Via my uncle:
"It has been tried before. It didn't work and non-meteoric iron was used instead: 'A mass of of the Campo del Cielo meteorite of about 1,000 kg, was found in 1803 at Runa Pocita and called Otumpa, was transported via Santiago del Estero to Buenos Aires. Here an attempt was made to forge weapons from it, because there was a shortage of iron in the republic which was at war with Spain at that time. A report of the experiments in the armory by its director, De Luca, is preserved (Alvarez: 158). Two pistols with gun barrels of "Otumpa" iron were presented to President James Monroe of the United States and another to General Manuel Belgrano, but the remainder of the block was presented by the newly founded Argentinean Republic to the British Consul General Sir Woodbine Parish who, in 1826, transferred it to the British Museum where it became the first large meteorite on display.

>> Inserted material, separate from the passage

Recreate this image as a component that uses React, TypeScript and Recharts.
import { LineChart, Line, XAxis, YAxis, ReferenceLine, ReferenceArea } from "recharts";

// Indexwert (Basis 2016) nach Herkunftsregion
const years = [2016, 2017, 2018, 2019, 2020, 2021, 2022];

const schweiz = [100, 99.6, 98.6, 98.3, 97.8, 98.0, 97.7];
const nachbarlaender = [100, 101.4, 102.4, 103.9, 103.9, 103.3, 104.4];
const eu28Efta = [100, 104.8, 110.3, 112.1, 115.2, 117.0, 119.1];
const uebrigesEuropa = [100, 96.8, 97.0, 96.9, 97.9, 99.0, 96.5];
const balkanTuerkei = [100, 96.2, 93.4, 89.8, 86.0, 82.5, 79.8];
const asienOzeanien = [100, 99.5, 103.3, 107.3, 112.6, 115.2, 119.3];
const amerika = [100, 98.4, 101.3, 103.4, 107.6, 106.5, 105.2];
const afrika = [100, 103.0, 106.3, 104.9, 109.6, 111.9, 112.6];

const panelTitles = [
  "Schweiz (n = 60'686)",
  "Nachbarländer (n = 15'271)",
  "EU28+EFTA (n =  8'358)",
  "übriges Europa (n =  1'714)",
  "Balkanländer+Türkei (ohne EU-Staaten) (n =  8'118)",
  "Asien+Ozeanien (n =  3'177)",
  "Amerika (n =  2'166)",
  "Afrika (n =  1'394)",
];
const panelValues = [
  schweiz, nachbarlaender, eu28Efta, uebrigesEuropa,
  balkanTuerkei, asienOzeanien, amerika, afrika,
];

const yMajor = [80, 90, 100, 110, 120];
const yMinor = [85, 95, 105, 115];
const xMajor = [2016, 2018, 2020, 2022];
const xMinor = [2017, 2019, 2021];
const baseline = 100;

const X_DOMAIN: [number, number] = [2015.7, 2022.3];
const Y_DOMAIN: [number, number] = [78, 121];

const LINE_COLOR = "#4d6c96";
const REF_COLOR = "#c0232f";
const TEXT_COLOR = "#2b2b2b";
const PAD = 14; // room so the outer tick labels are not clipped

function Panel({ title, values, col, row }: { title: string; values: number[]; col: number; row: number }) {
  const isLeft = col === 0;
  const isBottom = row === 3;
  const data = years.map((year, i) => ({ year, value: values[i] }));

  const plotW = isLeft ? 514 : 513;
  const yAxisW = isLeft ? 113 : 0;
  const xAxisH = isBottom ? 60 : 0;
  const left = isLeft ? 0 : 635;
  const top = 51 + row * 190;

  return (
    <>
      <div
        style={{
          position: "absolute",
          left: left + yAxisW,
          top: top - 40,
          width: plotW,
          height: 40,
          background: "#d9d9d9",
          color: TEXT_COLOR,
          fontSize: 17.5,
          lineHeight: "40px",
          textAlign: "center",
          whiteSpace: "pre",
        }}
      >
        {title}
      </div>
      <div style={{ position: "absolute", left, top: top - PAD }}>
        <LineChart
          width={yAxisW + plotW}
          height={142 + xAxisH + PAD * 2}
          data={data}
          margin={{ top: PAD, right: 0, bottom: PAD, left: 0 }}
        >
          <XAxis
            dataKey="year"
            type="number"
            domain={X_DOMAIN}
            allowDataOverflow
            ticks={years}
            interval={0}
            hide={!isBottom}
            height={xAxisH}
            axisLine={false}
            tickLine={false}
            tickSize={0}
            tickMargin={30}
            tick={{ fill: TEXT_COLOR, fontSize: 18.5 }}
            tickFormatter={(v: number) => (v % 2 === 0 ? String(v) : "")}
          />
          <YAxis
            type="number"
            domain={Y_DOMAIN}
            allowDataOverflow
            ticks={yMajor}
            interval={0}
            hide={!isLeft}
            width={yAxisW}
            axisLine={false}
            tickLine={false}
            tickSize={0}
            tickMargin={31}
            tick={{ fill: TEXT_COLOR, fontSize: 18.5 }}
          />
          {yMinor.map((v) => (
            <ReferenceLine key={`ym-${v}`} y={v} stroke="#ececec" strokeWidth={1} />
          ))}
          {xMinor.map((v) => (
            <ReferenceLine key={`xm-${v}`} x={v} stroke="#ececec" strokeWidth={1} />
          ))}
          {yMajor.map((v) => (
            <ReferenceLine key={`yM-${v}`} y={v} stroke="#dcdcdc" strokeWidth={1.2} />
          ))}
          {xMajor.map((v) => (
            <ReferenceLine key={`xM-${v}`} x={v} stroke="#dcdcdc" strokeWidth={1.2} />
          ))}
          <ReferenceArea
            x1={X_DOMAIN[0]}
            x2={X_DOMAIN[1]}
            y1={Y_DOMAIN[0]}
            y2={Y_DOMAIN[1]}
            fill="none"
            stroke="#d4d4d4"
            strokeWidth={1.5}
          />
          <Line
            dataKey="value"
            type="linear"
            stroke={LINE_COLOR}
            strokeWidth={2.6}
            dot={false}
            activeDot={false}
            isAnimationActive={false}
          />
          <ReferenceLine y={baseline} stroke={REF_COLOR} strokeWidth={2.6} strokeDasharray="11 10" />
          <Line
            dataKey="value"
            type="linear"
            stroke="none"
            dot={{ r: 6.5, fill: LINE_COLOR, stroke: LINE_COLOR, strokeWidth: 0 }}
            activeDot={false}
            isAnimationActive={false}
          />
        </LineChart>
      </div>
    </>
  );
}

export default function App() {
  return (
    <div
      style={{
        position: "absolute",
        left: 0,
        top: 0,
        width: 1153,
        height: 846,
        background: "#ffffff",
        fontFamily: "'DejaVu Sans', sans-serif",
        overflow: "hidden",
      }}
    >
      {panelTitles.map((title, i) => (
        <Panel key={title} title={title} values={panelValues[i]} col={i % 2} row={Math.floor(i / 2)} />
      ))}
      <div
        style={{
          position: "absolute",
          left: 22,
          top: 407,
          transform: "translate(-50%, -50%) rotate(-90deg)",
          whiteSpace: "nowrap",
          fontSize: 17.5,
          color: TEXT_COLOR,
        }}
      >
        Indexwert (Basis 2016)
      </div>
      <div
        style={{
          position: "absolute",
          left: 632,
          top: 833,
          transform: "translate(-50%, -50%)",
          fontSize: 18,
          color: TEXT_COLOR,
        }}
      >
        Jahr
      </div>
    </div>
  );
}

" 'The two pistols are now on display in the James Monroe Law Office, Museum and Memorial Library in Fredericksburg, Virginia. They constitute a pair of almost identical, short-barrelled, flintlock equestrian pistols with beautiful Spanish style ornamentation. By the kind cooperation of Mr. Lawrence G. Hoes, Keeper of the Museum, I was permitted to examine one of the pistols. A tiny bled of metal was removed from the flintlock, polished and examined. The microscopic examination showed the metal to be composed of equiaxial ferrite grains, with uniformly oriented slag particles. No meteoritic materials were present. The electron microprobe study disclosed less than 0.3% Ni. Independently, Daniel J. Milton of the U.S. Geological Survey analyzed the gun barrel by spectroscopy and also found negligible amounts of nickel. The material is thus typically wrought iron with no meteoritic admixture. Perhaps the pistols were originally intended to be produced from meteoritic iron, but the weapon smith may have found his work unsatisfactory and substituted the pistils with normal wrought iron pistols. At any rate, the pistols, formerly in President Monroe's possession and allegedly made from Campo del Cielo meteorites, contain little or probably no meteoritic iron at all.' "
The portion cited by my uncle was from an article by Vagn F. Buchwald, a Danish author and former president of the Meteoritical Society.